:: What the task asks ::
Transcribe the entries that follow exactly as they appear, minus pictures.

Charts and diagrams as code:
--
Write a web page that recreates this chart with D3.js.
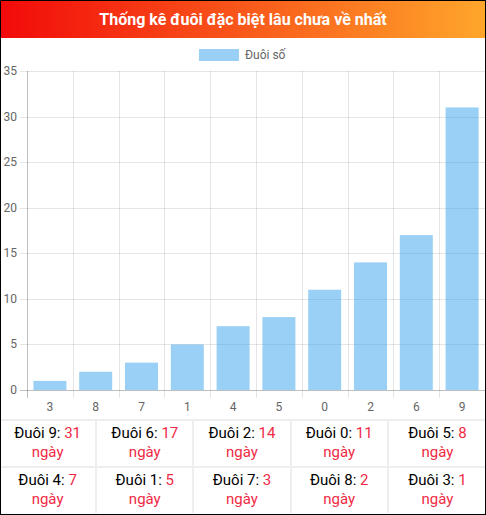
<!DOCTYPE html>
<html>
<head>
<meta charset="utf-8">
<script src="https://cdn.jsdelivr.net/npm/d3@7"></script>
<style>
  body { margin: 0; font-family: Roboto, "Open Sans", sans-serif; }
  #wrap { position: relative; width: 486px; height: 515px; border: 1px solid #000; box-sizing: border-box; overflow: hidden; background: #fff; }
  #head { position: absolute; left: 0; top: 0; width: 484px; height: 37px; background: linear-gradient(to right, #f20a0a, #ffa62b); color: #fff; font-weight: bold; font-size: 16px; text-align: center; line-height: 37px; }
  #chart { position: absolute; left: -1px; top: -1px; }
  #tbl { position: absolute; left: -1px; top: 418px; width: 486px; display: grid; grid-template-columns: repeat(5, 1fr); }
  .cell { height: 47px; box-sizing: border-box; border-right: 2px solid #eee; border-top: 2px solid #eee; text-align: center; font-size: 15px; line-height: 19px; padding-top: 3px; color: #000; }
  .cell:nth-child(5n) { border-right: none; }
  .cell .v { color: #f02a45; }
</style>
</head>
<body>
<div id="wrap">
  <svg id="chart" width="486" height="420"></svg>
  <div id="head">Thống kê đuôi đặc biệt lâu chưa về nhất</div>
  <div id="tbl"></div>
</div>
<script>
// bar chart: order from the picture (ascending)
let categories = ['3', '8', '7', '1', '4', '5', '0', '2', '6', '9'];
let values = [1, 2, 3, 5, 7, 8, 11, 14, 17, 31];
let yTicks = [0, 5, 10, 15, 20, 25, 30, 35];
let seriesName = 'Đuôi số';

// table below the chart (descending)
let tableDigits = ['9', '6', '2', '0', '5', '4', '1', '7', '8', '3'];
let tableDays = [31, 17, 14, 11, 8, 7, 5, 3, 2, 1];

let plotLeft = 27, plotRight = 485, plotTop = 71, plotBottom = 390;
let svg = d3.select('#chart');

let x = d3.scaleBand().domain(categories).range([plotLeft, plotRight]);
let y = d3.scaleLinear().domain([0, 35]).range([plotBottom, plotTop]);

// horizontal grid + ticks
svg.append('g').selectAll('line')
  .data(yTicks)
  .enter().append('line')
  .attr('x1', plotLeft - 7).attr('x2', plotRight)
  .attr('y1', d => Math.round(y(d)) + 0.5).attr('y2', d => Math.round(y(d)) + 0.5)
  .attr('stroke', d => d === 0 ? 'rgba(0,0,0,0.25)' : 'rgba(0,0,0,0.1)');

// vertical grid at band edges
let edges = categories.map(c => x(c)).concat([plotRight]);
svg.append('g').selectAll('line')
  .data(edges)
  .enter().append('line')
  .attr('x1', d => Math.round(d) + 0.5).attr('x2', d => Math.round(d) + 0.5)
  .attr('y1', plotTop).attr('y2', plotBottom + 8)
  .attr('stroke', (d, i) => i === 0 ? 'rgba(0,0,0,0.25)' : 'rgba(0,0,0,0.1)');

// y labels
svg.append('g').selectAll('text')
  .data(yTicks)
  .enter().append('text')
  .attr('x', 17).attr('y', d => y(d) + 4)
  .attr('text-anchor', 'end')
  .attr('font-size', 12).attr('fill', '#666')
  .text(d => d);

// x labels
svg.append('g').selectAll('text')
  .data(categories)
  .enter().append('text')
  .attr('x', d => x(d) + x.bandwidth() / 2).attr('y', plotBottom + 21)
  .attr('text-anchor', 'middle')
  .attr('font-size', 12).attr('fill', '#666')
  .text(d => d);

// bars
let bw = x.bandwidth() * 0.72;
svg.append('g').selectAll('rect')
  .data(values)
  .enter().append('rect')
  .attr('x', (d, i) => x(categories[i]) + (x.bandwidth() - bw) / 2)
  .attr('y', d => y(d))
  .attr('width', bw)
  .attr('height', d => plotBottom - y(d))
  .attr('fill', 'rgba(54,162,235,0.5)');

// legend
svg.append('rect')
  .attr('x', 199).attr('y', 49).attr('width', 40).attr('height', 12)
  .attr('fill', 'rgba(54,162,235,0.5)');
svg.append('text')
  .attr('x', 245).attr('y', 59)
  .attr('font-size', 12).attr('fill', '#666')
  .text(seriesName);

// table
let cells = d3.select('#tbl').selectAll('div')
  .data(tableDigits)
  .enter().append('div')
  .attr('class', 'cell');
cells.append('span').text(d => 'Đuôi ' + d + ': ');
cells.append('span').attr('class', 'v').text((d, i) => tableDays[i]);
cells.append('br');
cells.append('span').attr('class', 'v').text('ngày');
</script>
</body>
</html>
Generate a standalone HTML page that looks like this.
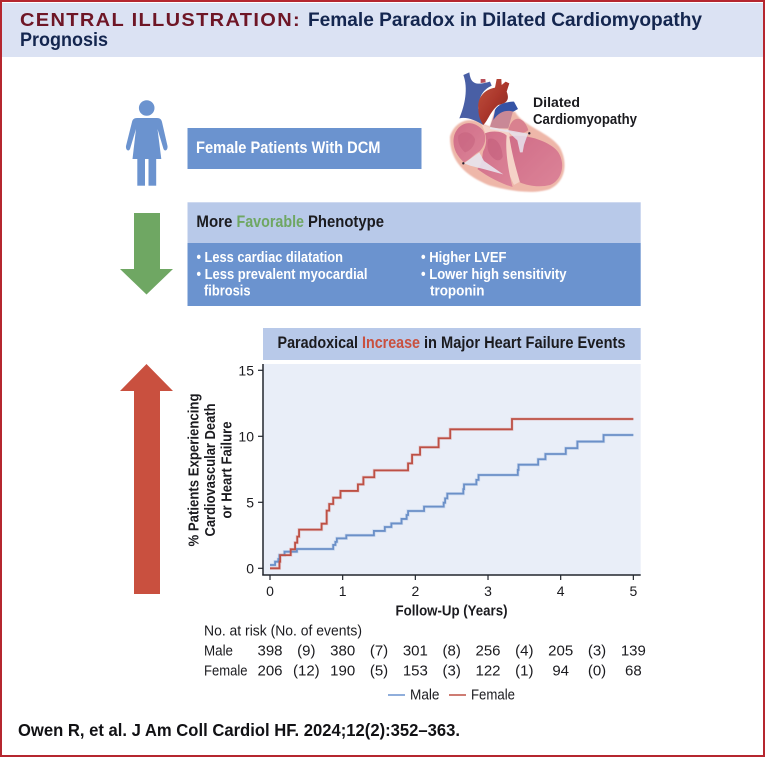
--
:: Full solution ::
Write a web page that recreates this chart with D3.js.
<!DOCTYPE html>
<html>
<head>
<meta charset="utf-8">
<script src="https://cdn.jsdelivr.net/npm/d3@7"></script>
<style>
  body { margin: 0; font-family: Roboto, "Open Sans", sans-serif; }
  #wrap { position: relative; width: 486px; height: 515px; border: 1px solid #000; box-sizing: border-box; overflow: hidden; background: #fff; }
  #head { position: absolute; left: 0; top: 0; width: 484px; height: 37px; background: linear-gradient(to right, #f20a0a, #ffa62b); color: #fff; font-weight: bold; font-size: 16px; text-align: center; line-height: 37px; }
  #chart { position: absolute; left: -1px; top: -1px; }
  #tbl { position: absolute; left: -1px; top: 418px; width: 486px; display: grid; grid-template-columns: repeat(5, 1fr); }
  .cell { height: 47px; box-sizing: border-box; border-right: 2px solid #eee; border-top: 2px solid #eee; text-align: center; font-size: 15px; line-height: 19px; padding-top: 3px; color: #000; }
  .cell:nth-child(5n) { border-right: none; }
  .cell .v { color: #f02a45; }
</style>
</head>
<body>
<div id="wrap">
  <svg id="chart" width="486" height="420"></svg>
  <div id="head">Thống kê đuôi đặc biệt lâu chưa về nhất</div>
  <div id="tbl"></div>
</div>
<script>
// bar chart: order from the picture (ascending)
let categories = ['3', '8', '7', '1', '4', '5', '0', '2', '6', '9'];
let values = [1, 2, 3, 5, 7, 8, 11, 14, 17, 31];
let yTicks = [0, 5, 10, 15, 20, 25, 30, 35];
let seriesName = 'Đuôi số';

// table below the chart (descending)
let tableDigits = ['9', '6', '2', '0', '5', '4', '1', '7', '8', '3'];
let tableDays = [31, 17, 14, 11, 8, 7, 5, 3, 2, 1];

let plotLeft = 27, plotRight = 485, plotTop = 71, plotBottom = 390;
let svg = d3.select('#chart');

let x = d3.scaleBand().domain(categories).range([plotLeft, plotRight]);
let y = d3.scaleLinear().domain([0, 35]).range([plotBottom, plotTop]);

// horizontal grid + ticks
svg.append('g').selectAll('line')
  .data(yTicks)
  .enter().append('line')
  .attr('x1', plotLeft - 7).attr('x2', plotRight)
  .attr('y1', d => Math.round(y(d)) + 0.5).attr('y2', d => Math.round(y(d)) + 0.5)
  .attr('stroke', d => d === 0 ? 'rgba(0,0,0,0.25)' : 'rgba(0,0,0,0.1)');

// vertical grid at band edges
let edges = categories.map(c => x(c)).concat([plotRight]);
svg.append('g').selectAll('line')
  .data(edges)
  .enter().append('line')
  .attr('x1', d => Math.round(d) + 0.5).attr('x2', d => Math.round(d) + 0.5)
  .attr('y1', plotTop).attr('y2', plotBottom + 8)
  .attr('stroke', (d, i) => i === 0 ? 'rgba(0,0,0,0.25)' : 'rgba(0,0,0,0.1)');

// y labels
svg.append('g').selectAll('text')
  .data(yTicks)
  .enter().append('text')
  .attr('x', 17).attr('y', d => y(d) + 4)
  .attr('text-anchor', 'end')
  .attr('font-size', 12).attr('fill', '#666')
  .text(d => d);

// x labels
svg.append('g').selectAll('text')
  .data(categories)
  .enter().append('text')
  .attr('x', d => x(d) + x.bandwidth() / 2).attr('y', plotBottom + 21)
  .attr('text-anchor', 'middle')
  .attr('font-size', 12).attr('fill', '#666')
  .text(d => d);

// bars
let bw = x.bandwidth() * 0.72;
svg.append('g').selectAll('rect')
  .data(values)
  .enter().append('rect')
  .attr('x', (d, i) => x(categories[i]) + (x.bandwidth() - bw) / 2)
  .attr('y', d => y(d))
  .attr('width', bw)
  .attr('height', d => plotBottom - y(d))
  .attr('fill', 'rgba(54,162,235,0.5)');

// legend
svg.append('rect')
  .attr('x', 199).attr('y', 49).attr('width', 40).attr('height', 12)
  .attr('fill', 'rgba(54,162,235,0.5)');
svg.append('text')
  .attr('x', 245).attr('y', 59)
  .attr('font-size', 12).attr('fill', '#666')
  .text(seriesName);

// table
let cells = d3.select('#tbl').selectAll('div')
  .data(tableDigits)
  .enter().append('div')
  .attr('class', 'cell');
cells.append('span').text(d => 'Đuôi ' + d + ': ');
cells.append('span').attr('class', 'v').text((d, i) => tableDays[i]);
cells.append('br');
cells.append('span').attr('class', 'v').text('ngày');
</script>
</body>
</html>
Generate a standalone HTML page that looks like this.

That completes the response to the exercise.